Gedung KPK RI (foto: Jurnas)
Jakarta – Komisi Pemberantasan Korupsi (KPK) telah menyita telepon saluler (HP) Direktur Utama PLN Sofyan Basir. Penyitaan berkaitan dengan proses penyidikan kasus dugaan suap proyek pembangunan PLTU Riau-I.
Juru bicara KPK Febri Diansyah, tak membantah salah satu yang tengah ditelisik penyidik dari HP milik Sofyan adalah percakapan sejumlah pihak yang terlibat dalam proses pembahasan proyek PLTU Riau-I.
Termasuk, komunikasi Sofyan dengan mantan Sekjen Partai Golkar Idrus Marham dan dua tersangka dalam kasus ini yakni Wakil Ketua KPK Eni Maulani Saragih (EMS) dan bos Blackgold Natural Recourses Limited Johannes Budisutrisno Kotjo (JBK).

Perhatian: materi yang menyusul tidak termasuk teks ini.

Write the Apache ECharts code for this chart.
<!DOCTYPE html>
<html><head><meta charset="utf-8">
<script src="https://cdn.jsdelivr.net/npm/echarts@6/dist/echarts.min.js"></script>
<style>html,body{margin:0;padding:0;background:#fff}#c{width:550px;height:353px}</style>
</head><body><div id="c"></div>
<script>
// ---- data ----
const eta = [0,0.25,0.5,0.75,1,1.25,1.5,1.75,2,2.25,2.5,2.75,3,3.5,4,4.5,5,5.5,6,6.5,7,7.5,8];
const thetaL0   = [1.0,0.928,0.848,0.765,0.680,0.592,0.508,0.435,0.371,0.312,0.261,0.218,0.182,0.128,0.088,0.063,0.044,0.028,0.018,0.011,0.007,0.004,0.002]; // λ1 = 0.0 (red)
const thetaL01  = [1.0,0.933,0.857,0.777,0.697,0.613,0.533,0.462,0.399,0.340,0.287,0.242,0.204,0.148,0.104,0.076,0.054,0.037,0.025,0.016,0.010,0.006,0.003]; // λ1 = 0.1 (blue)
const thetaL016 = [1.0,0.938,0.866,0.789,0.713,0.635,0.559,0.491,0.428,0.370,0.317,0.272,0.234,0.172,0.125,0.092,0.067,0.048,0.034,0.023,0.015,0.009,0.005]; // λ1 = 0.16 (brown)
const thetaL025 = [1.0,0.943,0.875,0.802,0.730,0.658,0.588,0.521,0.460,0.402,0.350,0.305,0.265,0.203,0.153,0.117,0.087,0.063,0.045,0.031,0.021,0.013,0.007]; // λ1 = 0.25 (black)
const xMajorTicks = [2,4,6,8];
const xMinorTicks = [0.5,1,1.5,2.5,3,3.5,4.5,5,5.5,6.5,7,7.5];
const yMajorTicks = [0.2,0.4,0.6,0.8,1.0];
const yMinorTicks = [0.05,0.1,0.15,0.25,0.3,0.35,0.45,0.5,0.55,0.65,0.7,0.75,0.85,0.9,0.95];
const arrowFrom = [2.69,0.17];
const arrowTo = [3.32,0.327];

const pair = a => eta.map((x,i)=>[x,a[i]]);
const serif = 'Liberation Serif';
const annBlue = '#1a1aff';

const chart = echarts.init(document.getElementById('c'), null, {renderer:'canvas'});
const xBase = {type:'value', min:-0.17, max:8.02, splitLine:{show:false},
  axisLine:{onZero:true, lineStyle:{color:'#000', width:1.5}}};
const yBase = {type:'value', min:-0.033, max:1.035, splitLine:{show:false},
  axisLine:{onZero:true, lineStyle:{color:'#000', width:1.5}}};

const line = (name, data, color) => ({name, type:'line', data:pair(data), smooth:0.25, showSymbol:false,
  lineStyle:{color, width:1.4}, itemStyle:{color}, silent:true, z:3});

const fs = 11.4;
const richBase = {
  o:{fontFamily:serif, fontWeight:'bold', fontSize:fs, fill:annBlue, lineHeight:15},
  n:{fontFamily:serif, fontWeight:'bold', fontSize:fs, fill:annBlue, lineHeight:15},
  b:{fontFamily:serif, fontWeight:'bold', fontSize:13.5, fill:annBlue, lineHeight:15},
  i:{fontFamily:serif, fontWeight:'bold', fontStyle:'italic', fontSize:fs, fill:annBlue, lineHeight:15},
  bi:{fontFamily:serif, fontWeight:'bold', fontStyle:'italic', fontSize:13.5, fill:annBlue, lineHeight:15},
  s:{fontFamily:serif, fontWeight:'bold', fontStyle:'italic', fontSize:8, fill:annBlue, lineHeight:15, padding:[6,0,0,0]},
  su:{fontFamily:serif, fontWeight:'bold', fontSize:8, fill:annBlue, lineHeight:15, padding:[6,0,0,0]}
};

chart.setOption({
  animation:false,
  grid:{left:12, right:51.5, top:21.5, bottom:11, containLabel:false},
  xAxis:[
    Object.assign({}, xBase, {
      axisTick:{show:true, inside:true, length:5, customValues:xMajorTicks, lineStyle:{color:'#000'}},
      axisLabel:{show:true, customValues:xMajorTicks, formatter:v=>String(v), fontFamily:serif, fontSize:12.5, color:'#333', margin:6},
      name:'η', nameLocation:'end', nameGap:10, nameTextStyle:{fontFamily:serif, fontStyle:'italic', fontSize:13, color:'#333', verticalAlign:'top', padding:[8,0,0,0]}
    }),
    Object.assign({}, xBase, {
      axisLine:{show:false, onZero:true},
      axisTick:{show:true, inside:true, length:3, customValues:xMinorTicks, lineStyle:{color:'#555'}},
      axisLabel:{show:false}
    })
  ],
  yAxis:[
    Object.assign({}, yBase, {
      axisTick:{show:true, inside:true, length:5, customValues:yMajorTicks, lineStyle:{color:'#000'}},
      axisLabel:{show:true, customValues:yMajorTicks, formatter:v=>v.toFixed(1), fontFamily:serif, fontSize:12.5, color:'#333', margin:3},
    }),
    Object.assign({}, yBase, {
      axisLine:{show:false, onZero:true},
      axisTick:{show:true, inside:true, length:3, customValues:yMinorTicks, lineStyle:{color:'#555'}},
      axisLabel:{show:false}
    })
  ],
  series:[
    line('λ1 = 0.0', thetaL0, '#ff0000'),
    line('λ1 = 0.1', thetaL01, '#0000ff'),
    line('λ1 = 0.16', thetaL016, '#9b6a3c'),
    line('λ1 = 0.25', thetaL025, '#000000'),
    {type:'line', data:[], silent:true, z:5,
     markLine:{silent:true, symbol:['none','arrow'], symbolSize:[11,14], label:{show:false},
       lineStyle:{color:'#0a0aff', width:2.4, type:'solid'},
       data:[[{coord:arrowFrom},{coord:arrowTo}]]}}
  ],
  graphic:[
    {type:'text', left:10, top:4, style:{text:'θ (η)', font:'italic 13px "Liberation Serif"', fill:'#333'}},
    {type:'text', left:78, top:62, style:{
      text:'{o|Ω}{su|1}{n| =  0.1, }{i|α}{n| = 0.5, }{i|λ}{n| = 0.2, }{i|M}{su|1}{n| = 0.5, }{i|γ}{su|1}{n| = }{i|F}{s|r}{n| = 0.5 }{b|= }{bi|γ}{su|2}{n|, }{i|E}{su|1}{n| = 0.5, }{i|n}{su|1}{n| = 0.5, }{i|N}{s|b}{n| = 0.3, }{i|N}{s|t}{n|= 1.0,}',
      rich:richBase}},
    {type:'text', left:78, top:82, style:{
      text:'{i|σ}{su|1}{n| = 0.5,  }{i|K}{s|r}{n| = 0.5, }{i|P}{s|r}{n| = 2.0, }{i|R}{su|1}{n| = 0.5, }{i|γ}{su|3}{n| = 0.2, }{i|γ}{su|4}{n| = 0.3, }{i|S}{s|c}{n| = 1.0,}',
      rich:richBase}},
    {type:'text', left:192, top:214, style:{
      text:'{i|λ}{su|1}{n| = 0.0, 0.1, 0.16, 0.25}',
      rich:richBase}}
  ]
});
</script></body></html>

“Yang pasti akan kita dalami ada atau tidak komunikasi antara pihak-pihak tersebut,” kata Febri, di Gedung KPK, Jakarta, Rabu (8/8).
Sayangnya, Febri masih belum mau bicara banyak soal isi percakapan dari HP bos PLN tersebut. “Isi percakapan Itu belum bisa kita sampaikan,” kilahnya.

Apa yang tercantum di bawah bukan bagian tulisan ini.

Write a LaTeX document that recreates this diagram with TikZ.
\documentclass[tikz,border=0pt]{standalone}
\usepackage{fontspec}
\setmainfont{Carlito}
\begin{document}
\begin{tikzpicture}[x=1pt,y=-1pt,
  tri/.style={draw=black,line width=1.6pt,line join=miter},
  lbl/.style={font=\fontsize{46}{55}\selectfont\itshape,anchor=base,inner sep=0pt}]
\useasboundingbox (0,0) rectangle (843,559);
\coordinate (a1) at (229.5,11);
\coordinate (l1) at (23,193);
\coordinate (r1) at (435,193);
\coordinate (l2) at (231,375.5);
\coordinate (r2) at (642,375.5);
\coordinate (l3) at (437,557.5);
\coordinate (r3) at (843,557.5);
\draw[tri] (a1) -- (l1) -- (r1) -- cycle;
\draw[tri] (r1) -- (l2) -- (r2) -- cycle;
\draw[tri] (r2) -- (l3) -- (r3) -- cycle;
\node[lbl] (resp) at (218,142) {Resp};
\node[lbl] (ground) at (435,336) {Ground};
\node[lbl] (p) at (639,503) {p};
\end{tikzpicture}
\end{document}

KPK sebelumnya memastikan Idrus dan Sofyan mengetahui banyak ihwal suap proyek pembangunan PLTU Riau-I. Idrus dan Sofyan sudah dua kali dipanggil penyidik untuk dimintai keterangan terkait suap proyek bernilai USD900 juta itu.

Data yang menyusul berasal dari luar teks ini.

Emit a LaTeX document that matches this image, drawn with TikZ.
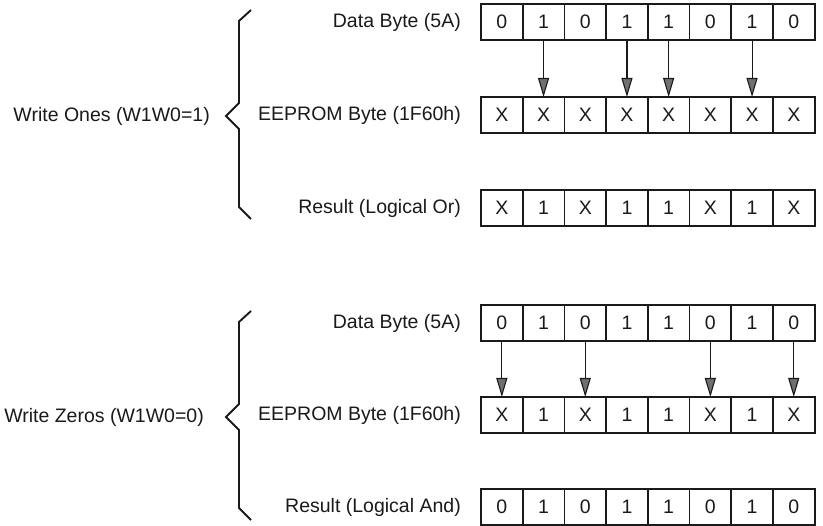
\documentclass[tikz,border=0pt]{standalone}
\usepackage{fontspec}
\setmainfont{Liberation Sans}
\usetikzlibrary{arrows.meta,calc}
\definecolor{wbInk}{HTML}{1A1A1A}
\definecolor{wbHead}{HTML}{707070}

\begin{document}
\begin{tikzpicture}[
  x=1pt, y=-1pt,
  font=\fontsize{19.5}{23}\selectfont,
  cell/.style = {draw=wbInk, line width=1.8pt, fill=white, text=wbInk,
                 minimum width=41.7pt, minimum height=36pt,
                 inner sep=0pt, outer sep=0pt},
  rlbl/.style = {anchor=east, inner sep=0pt, text=wbInk},
  arr/.style  = {-{Triangle[length=19pt, width=11pt, fill=wbHead]},
                 line width=1.1pt, draw=wbInk},
  brc/.style  = {line width=1.9pt, draw=wbInk, line join=miter},
]
\path[use as bounding box, fill=white] (0,0) rectangle (823,526);

%── Write ones ────────────────────────────────────────────────────────────────
\foreach \b [count=\i] in {0,1,0,1,1,0,1,0}
  \node[cell] (da\i) at ({481+41.7*\i-20.85}, 22) {\b};
\foreach \b [count=\i] in {X,X,X,X,X,X,X,X}
  \node[cell] (ea\i) at ({481+41.7*\i-20.85}, 115) {\b};
\foreach \b [count=\i] in {X,1,X,1,1,X,1,X}
  \node[cell] (ra\i) at ({481+41.7*\i-20.85}, 208) {\b};

\foreach \i in {2,4,5,7}
  \draw[arr] (da\i.south) -- (ea\i.north);

\node[rlbl] (tdatA) at (461,22)  {Data Byte (5A)};
\node[rlbl] (teepA) at (461,115) {EEPROM Byte (1F60h)};
\node[rlbl] (tresA) at (461,208) {Result (Logical Or)};

\coordinate (bA) at (226,116);
\draw[brc] ($(bA)+(25,-106)$) -- ++(-12,11) -- ++(0,82) -- (bA)
    -- ++(13,13) -- ++(0,78) -- ++(12,12);
\node[rlbl] (modeA) at ($(bA)+(-16,0)$) {Write Ones (W1W0=1)};

%── Write zeros ───────────────────────────────────────────────────────────────
\foreach \b [count=\i] in {0,1,0,1,1,0,1,0}
  \node[cell] (db\i) at ({481+41.7*\i-20.85}, 323) {\b};
\foreach \b [count=\i] in {X,1,X,1,1,X,1,X}
  \node[cell] (eb\i) at ({481+41.7*\i-20.85}, 415) {\b};
\foreach \b [count=\i] in {0,1,0,1,1,0,1,0}
  \node[cell] (rb\i) at ({481+41.7*\i-20.85}, 507) {\b};

\foreach \i in {1,3,6,8}
  \draw[arr] (db\i.south) -- (eb\i.north);

\node[rlbl] (tdatB) at (461,323) {Data Byte (5A)};
\node[rlbl] (teepB) at (461,415) {EEPROM Byte (1F60h)};
\node[rlbl] (tresB) at (461,507) {Result (Logical And)};

\coordinate (bB) at (226,417);
\draw[brc] ($(bB)+(25,-106)$) -- ++(-12,11) -- ++(0,82) -- (bB)
    -- ++(13,13) -- ++(0,78) -- ++(12,12);
\node[rlbl] (modeB) at ($(bB)+(-22,0)$) {Write Zeros (W1W0=0)};

\end{tikzpicture}
\end{document}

Dalam CCTV yang disita KPK dari sejumlah lokasi, Idrus dan Sofyan terekam beberapa kali melakukan pertemuan dengan Eni dan Johannes. Namun, KPK masih belum mau bicara banyak soal peran Idrus dan Sofyan.
KPK tengah mendalami dugaan kongkalingkong pihak PT Pembangkit Jawa Bali (PJB) dengan petinggi PT PLN terkait pembahasan proyek pembangunan PLTU Riau-I. Salah satunya terkait penunjukan langsung perusahaan Blackgold Natural Resources Limited menjadi anggota konsorsium yang menggarap proyek tersebut.
Dalam proses perjalanan proyek ini, diduga PT PLN melalui anak usahanya yakni PT Pembangkitan Jawa-Bali (PJB) menunjuk perusahaan Blackgold Natural Resources Limited untuk mengerjakan proyek PLTU Riau-I. Selain Blackgold dan PT PJB, perusahaan lain yang terlibat dalam konsorsium ini yaitu China Huadian Engineering dan PT PLN Batu Bara.
KPK mengendus adanya peran Eni, Idrus Marham yang saat itu menjabat sebagai Sekjen Partai Golkar dan Sofyan Basir untuk memuluskan Blackgold masuk konsorsium proyek ini. Idrus Marham dan Sofyan Basir pun mengakui mengenal dekat kedua tersangka ini.
Tak hanya itu, Eni dari balik jeruji besi mengakui ada peran Sofyan dan Kotjo sampai akhirnya PT PJB menguasai 51 persen asset. Nilai asset itu memungkinkan PT PJB menunjuk langsung Blackgold sebagai mitranya.
Proyek pembangunan PLTU Riau-I ini merupakan bagian dari program tenaga listrik 35 ribu Megawatt (MW) yang didorong oleh pemerintahan Presiden Joko Widodo-Jusuf Kalla. Pemerintah menargetkan PLTU Riau-I bisa beroperasi pada 2020/2021.
Pada Januari 2018, PJB, PLN Batu Bara, BlackGold, Samantaka, dan Huadian menandatangani Letter of Intent (LoI) atau surat perjanjian bisnis yang secara hukum tak mengikat para pihak. LoI diteken untuk mendapatkan Perjanjian Pembelian Tenaga Listrik (PPA) atas PLTU Riau-I. Samantaka rencananya akan menjadi pemasok batu bara untuk PLTU Riau-I.
KPK baru menetapkan Eni dan Johannes sebagai tersangka. Eni diduga telah menerima suap Rp4,8 miliar dari Johannes untuk mengatur Blackgold Natural Resources Limited masuk dalam konsorsium penggarap proyek PLTU Riau-I.
KPK mengamini membuka peluang menjerat pihak lain yang terlibat. Apalagi, kediaman Sofyan Basir, kantor pusat PLN, dan kantor PJB Investasi telah digeledah penyidik KPK, termasuk memeriksa sejumlah saksi yang diduga kuat mengetahui suap di perusahaan pelat merah tersebut.